I was reminded of similar exchanges toward the end of Robert Bolt’s great modern classic play (and film) A Man for All Seasons when Sir Thomas More’s family, most affectingly his wife Alice, try without success to persuade him to recant his position and avoid execution in the Tower of London. It was almost unbearably poignant when played by Wendy Hiller and Paul Scofield. Interestingly, the forceful Broadway revival in 2008 of A Man for All Seasons with Frank Langella and Maryann Plunkett was directed, with a similar sharp interplay of principles and humanity, by none other than Doug Hughes.

And it’s just at this point in Hughes’ Socrates that Mirian Hyman (finally) gets to unleash Xanthippe’s loving fury at her husband for being prepared to die and abandon her and their sons forever, on a point of philosophical principle.
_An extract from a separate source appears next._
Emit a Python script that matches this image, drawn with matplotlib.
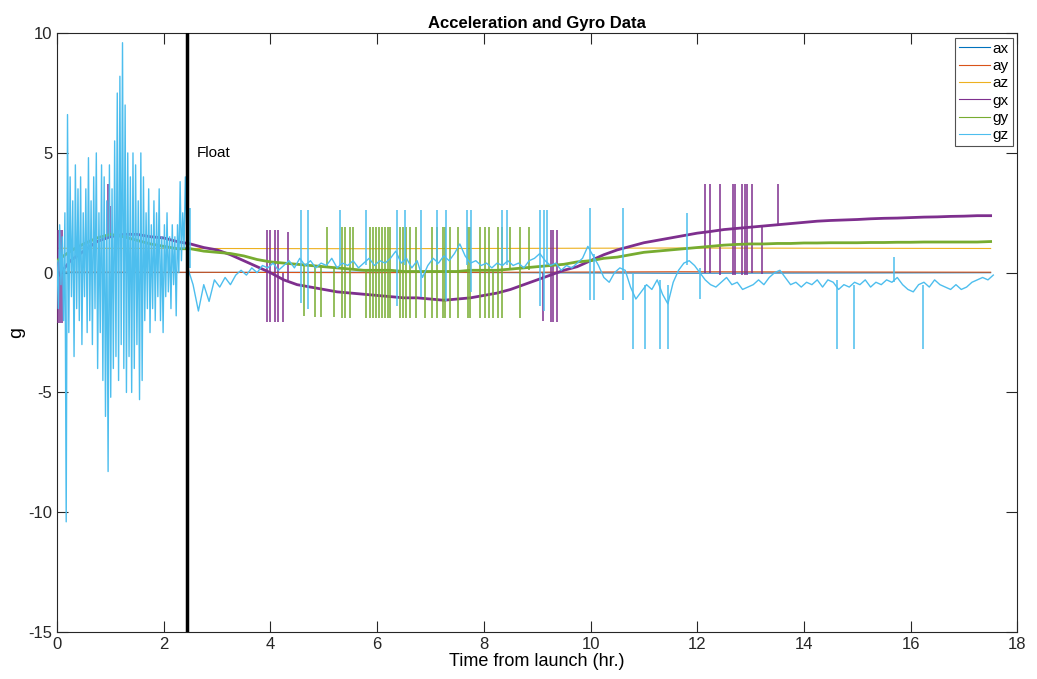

So the play comes to its end, but not with the end of Socrates – as he self-administers the fatal poison, as his sentence imposed by the people’s representatives. To bring an actual, final end to the evening’s performance, Plato and his prospective student return to complete the frame they provide. Nothing conclusive comes from Socrates departing this earth – rather, the questioning continues, as in this new master-and-pupil dialogue. The questioning will always continue.

Socrates’ plays at The Public Theater until May 19th – and is part of a Democracy Festival supported by the Athens- and New York-based Onassis Foundation.